DSS API node is natively highly available and scalable. Both high availability and scalability are achieved by deploying multiple instances of the API node.

Each DSS API Node instance is fully independent. A client of the API can query any API node instance.

It is recommended that you read how services are created and deployed first: Exposing a prediction model

HA deployment

A standard deployment of high availability for API node includes:

  • Deploying several instances of the API node software on separate machines
  • Transfering new packages on all API node servers
  • Activating new versions of the packages on all API node servers
  • Using a client-side high availability mechanism

Two main mechanisms exist for client-side HA handling:

  • Using a load balancer
  • Using client-side dispatch / retry / fallback

Load balancer

With a load balancer (either hardware, like F5, software like HAProxy, or cloud like AWS ELB), you add a layer in front of all your API node instances. The load balancer (which is itself highly available) receives the queries, dispatches them to all API node instances that are currently available.

The load balancer continously monitors the API node instances to know which ones are healty and which ones are not. To know more about the monitoring probe built-in in the API node, see Health monitoring.

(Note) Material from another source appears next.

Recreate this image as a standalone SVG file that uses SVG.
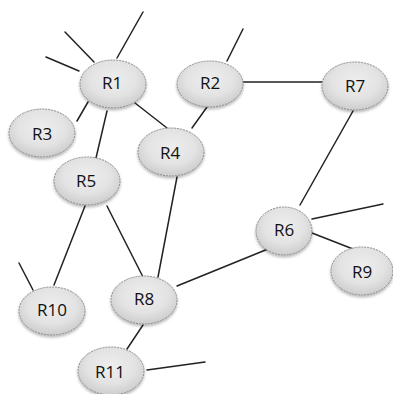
<svg xmlns="http://www.w3.org/2000/svg" width="393" height="394" viewBox="0 0 393 394">
<defs>
<radialGradient id="g" cx="0.5" cy="0.4" r="0.6">
<stop offset="0" stop-color="#eeeeee"/>
<stop offset="0.6" stop-color="#e3e3e3"/>
<stop offset="1" stop-color="#cdcdcd"/>
</radialGradient>
<filter id="sh" x="-20%" y="-20%" width="140%" height="150%">
<feGaussianBlur in="SourceAlpha" stdDeviation="1.5"/>
<feOffset dx="0" dy="2" result="b"/>
<feComponentTransfer><feFuncA type="linear" slope="0.3"/></feComponentTransfer>
<feMerge><feMergeNode/><feMergeNode in="SourceGraphic"/></feMerge>
</filter>
</defs>
<style>
.e{fill:url(#g);stroke:#8a8a8a;stroke-width:1;stroke-dasharray:2 1;filter:url(#sh)}
.t{font-family:"Open Sans","Liberation Sans",sans-serif;font-size:17px;fill:#111111;text-anchor:middle;dominant-baseline:central}
.c line{stroke:#222222;stroke-width:1.5;stroke-linecap:round}
</style>
<rect width="393" height="394" fill="#ffffff"/>
<g class="c" id="connectors">
<line x1="117" y1="58" x2="143" y2="12"/>
<line x1="65" y1="32" x2="94" y2="62"/>
<line x1="46" y1="57" x2="79" y2="71"/>
<line x1="88" y1="102" x2="77" y2="121"/>
<line x1="107" y1="111" x2="96" y2="158"/>
<line x1="135" y1="103" x2="167" y2="128"/>
<line x1="192" y1="128" x2="207" y2="107"/>
<line x1="227" y1="61" x2="243" y2="29"/>
<line x1="243" y1="82" x2="322" y2="82"/>
<line x1="353" y1="111" x2="300" y2="205"/>
<line x1="177" y1="177" x2="158" y2="277"/>
<line x1="85" y1="206" x2="54" y2="285"/>
<line x1="107" y1="206" x2="143" y2="277"/>
<line x1="19" y1="263" x2="33" y2="290"/>
<line x1="177" y1="286" x2="268" y2="249"/>
<line x1="143" y1="325" x2="127" y2="349"/>
<line x1="147" y1="370" x2="205" y2="362"/>
<line x1="312" y1="219" x2="383" y2="204"/>
<line x1="312" y1="233" x2="353" y2="249"/>
</g>
<g id="R1"><ellipse class="e" cx="113" cy="84" rx="33" ry="24"/><text class="t" x="112" y="82">R1</text></g>
<g id="R2"><ellipse class="e" cx="210" cy="84" rx="33" ry="23"/><text class="t" x="210" y="82">R2</text></g>
<g id="R3"><ellipse class="e" cx="42" cy="133" rx="33" ry="24"/><text class="t" x="42" y="133">R3</text></g>
<g id="R4"><ellipse class="e" cx="171" cy="152" rx="33" ry="24"/><text class="t" x="170" y="152">R4</text></g>
<g id="R5"><ellipse class="e" cx="87" cy="181" rx="33" ry="24"/><text class="t" x="86" y="180">R5</text></g>
<g id="R7"><ellipse class="e" cx="355" cy="86" rx="33" ry="24"/><text class="t" x="355" y="85">R7</text></g>
<g id="R6"><ellipse class="e" cx="284" cy="231" rx="28" ry="24"/><text class="t" x="284" y="229">R6</text></g>
<g id="R9"><ellipse class="e" cx="362" cy="271" rx="31" ry="24"/><text class="t" x="362" y="271">R9</text></g>
<g id="R10"><ellipse class="e" cx="52" cy="311" rx="33" ry="24"/><text class="t" x="52" y="309">R10</text></g>
<g id="R8"><ellipse class="e" cx="144" cy="300" rx="33" ry="24"/><text class="t" x="144" y="298">R8</text></g>
<g id="R11"><ellipse class="e" cx="111" cy="371" rx="33" ry="24"/><text class="t" x="110" y="371">R11</text></g>
</svg>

You’ll need to refer to the documentation of your load balancer to know how to configure it to provide high availability for API node.

Client-side dispatch

The load balancer solution has the main advantage that it is transparent from the clients. The client simply queries the load balancer URL and automatically gets a highly available and scalable service.

There are drawbacks, though. A truly HA load balancer solution is fairly costly and complex to deploy.

Since API node queries are “side-effect-free”, it is also possible to have the client perform the dispatching, and retry of queries. This makes for a slightly more complex client code. Furthermore, the client needs to know all URLs of all API node instances, which can make it more cumbersome to deploy additional API node instances (to provide for an increase in traffic).

Zero-downtime generation update

Activating a new generation of a service on an API node does not create any loss of queries. Existing queries will continue being served using the old generation, and all new queries go to the new generation, as soon as it is ready.

Handling software updates

The API node software allows you to perform software updates without losing queries.

Note

Deploying new major or minor versions of the API node software generally requires creating a new version of the package first, as the on-disk format of packages may change.

A rolling software update involves executing the following steps on each API node software, in turn:

  • Taking the node out of the high availability, generally by forcing the isAlive probe to return false (See Health monitoring)
  • Stopping the node
  • Upgrading the node
  • Restarting the node
  • Uploading the new version of the package on the node
  • Getting the node back into the high availability pool